Surtout, ces jeunes générations devraient être moins bien loties une fois à la retraite avec un niveau de vie par rapport à l'ensemble de la population plus faible que celui des retraités actuels. Pas tant parce que ces derniers auraient été choyés par la classe politique, mais principalement parce qu'ils ont eu la chance de bénéficier à plein du système par répartition grâce à une démographie favorable pendant une période où le nombre d'actifs rapporté aux nombre de retraités était bien plus élevé qu'aujourd'hui (4,29 actifs pour un retraités en 1965, 1,7 en 2021, 1,4 attendu en 2070).
"Il y a une forte inégalité de traitement entre les générations qui ont bénéficié de la montée en puissance du système de retraite, sans en avoir supporté les charges, et les générations qui ont commencé à cotiser lorsque celui-ci avait atteint sa phase de maturité", observait un rapport de France Stratégie.
Grâce à ce bonus démographique, les générations nées en 1960 ont un taux de récupération d'environ 200%, ce qui signifie que le cumul de leurs pensions perçues tout au long de leur retraite sera en moyenne deux fois plus important que le cumul de leurs cotisations versées au cours de leur carrière.
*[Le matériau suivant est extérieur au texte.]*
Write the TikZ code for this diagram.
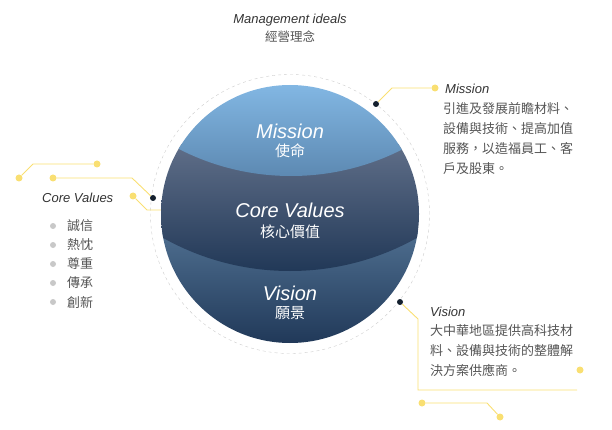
\documentclass[tikz,border=0pt]{standalone}
\usepackage{fontspec}
\setmainfont{Liberation Sans}
\newfontfamily\cjk{Noto Sans CJK TC}
\definecolor{ideayellow}{HTML}{F9DF72}
\definecolor{dotnavy}{HTML}{14202E}
\definecolor{textgray}{HTML}{555555}
\definecolor{bulletgray}{HTML}{C8C8C8}
\definecolor{missiontop}{HTML}{82B7E3}
\definecolor{missionbot}{HTML}{5C88B1}
\definecolor{coretop}{HTML}{5F6E88}
\definecolor{corebot}{HTML}{213857}
\definecolor{visiontop}{HTML}{4E6E8F}
\definecolor{visionbot}{HTML}{203858}
\tikzset{
  ylink/.style={draw=ideayellow, line width=0.9pt},
  ydot/.style={circle, fill=ideayellow, inner sep=0pt, minimum size=7pt},
  kdot/.style={circle, fill=dotnavy, inner sep=0pt, minimum size=6pt},
  gdot/.style={circle, fill=bulletgray, inner sep=0pt, minimum size=6pt},
  bandtitle/.style={text=white, font=\itshape\fontsize{20}{22}\selectfont, inner sep=0pt},
  bandcn/.style={text=white, font=\cjk\fontsize{15}{17}\selectfont, inner sep=0pt},
  sidetitle/.style={text=black!80, font=\itshape\fontsize{13}{15}\selectfont, inner sep=0pt, anchor=base west},
  sidebody/.style={text=textgray, font=\cjk\fontsize{13}{20}\selectfont, inner sep=0pt, anchor=north west, align=left}
}
\begin{document}
\begin{tikzpicture}[x=1pt,y=-1pt]
  \useasboundingbox (0,0) rectangle (612,430);
  \coordinate (ctr) at (290,214);
  % Header
  \node[text=black!80, font=\itshape\fontsize{13}{15}\selectfont] (title) at (290,20) {Management ideals};
  \node[text=textgray, font=\cjk\fontsize{12.5}{15}\selectfont] (titlecn) at (290,37) {經營理念};
  % Dashed ring
  \draw[black!20, dash pattern=on 3pt off 3pt] (ctr) circle (139.5pt);
  % Loose yellow strokes on the left
  \node[ydot] (decoa) at (97,164) {};
  \node[ydot] (decob) at (19,178) {};
  \draw[ylink] (decoa) -- ++(-64,0) -- (decob);
  \node[ydot] (decoc) at (133,196) {};
  \coordinate (decod) at (175,210);
  \draw[ylink] (decoc) -- ++(14,14) -- (decod);
  % Disc, three bands
  \begin{scope}
    \clip (ctr) circle (129pt);
    \shade[top color=visiontop, bottom color=visionbot] (150,232) rectangle (430,345);
    \begin{scope}
      \clip (290,11.6) circle (259.4pt);
      \shade[top color=coretop, bottom color=corebot] (150,145) rectangle (430,272);
      \begin{scope}
        \clip (291,-70) circle (246pt);
        \shade[top color=missiontop, bottom color=missionbot] (150,85) rectangle (430,178);
      \end{scope}
    \end{scope}
  \end{scope}
  % Band labels
  \node[bandtitle] (mission) at (290,131) {Mission};
  \node[bandcn] (missioncn) at (290,151) {使命};
  \node[bandtitle] (core) at (290,210) {Core Values};
  \node[bandcn] (corecn) at (290,232) {核心價值};
  \node[bandtitle] (vision) at (290,293) {Vision};
  \node[bandcn] (visioncn) at (290,313) {願景};
  % Mission call-out
  \node[kdot] (mdot) at (376,104) {};
  \node[ydot] (mend) at (435,88) {};
  \draw[ylink] (mdot) -- ++(16,-16) -- (mend);
  \node[sidetitle] (mtitle) at (445,94) {Mission};
  \node[sidebody] (mtext) at (443,102)
    {引進及發展前瞻材料、\\設備與技術、提高加值\\服務，以造福員工、客\\戶及股東。};
  % Core Values call-out
  \node[kdot] (cdot) at (153,198) {};
  \node[ydot] (cend) at (53,178) {};
  \draw[ylink] (cdot) -- ++(-21,-20) -- (cend);
  \node[sidetitle] (ctitle) at (42,203) {Core Values};
  \foreach \val [count=\i] in {誠信,熱忱,尊重,傳承,創新} {
    \node[gdot] (bul\i) at (53,207+19*\i) {};
    \node[text=textgray, font=\cjk\fontsize{13}{15}\selectfont, anchor=west, inner sep=0pt]
      (val\i) at (67,207+19*\i) {\val};
  }
  % Vision call-out
  \node[kdot] (vdot) at (400,302) {};
  \coordinate (vend) at (577,390);
  \draw[ylink] (vdot) -- ++(18,17) -- ++(0,71) -- (vend);
  \node[ydot] (vspare) at (580,370) {};
  \node[sidetitle] (vtitle) at (430,316) {Vision};
  \node[sidebody] (vtext) at (430,324)
    {大中華地區提供高科技材\\料、設備與技術的整體解\\決方案供應商。};
  % Bottom stroke
  \node[ydot] (decoe) at (422,403) {};
  \node[ydot] (decof) at (500,417) {};
  \draw[ylink] (decoe) -- ++(65,0) -- (decof);
\end{tikzpicture}
\end{document}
Ce taux de récupération devrait en revanche baisser aux alentours de 120% pour la génération 2000 compte tenu d'un ratio actifs/retraités plus défavorable.
De la même manière, le taux de remplacement à la liquidation, calculé comme le rapport entre la pension nette versée au moment de la retraite et la moyenne des 12 derniers salaires nets perçus, s'élève à plus de 75% pour le "cas-type" d'un actif salarié du privé de la génération 1955. En clair: pour une retraite à taux plein, sa première pension équivalait à environ trois-quarts de son salaire moyen des 12 derniers mois. Ce taux de remplacement ne fait toutefois que reculer et s'établirait à 66% pour la génération 2000.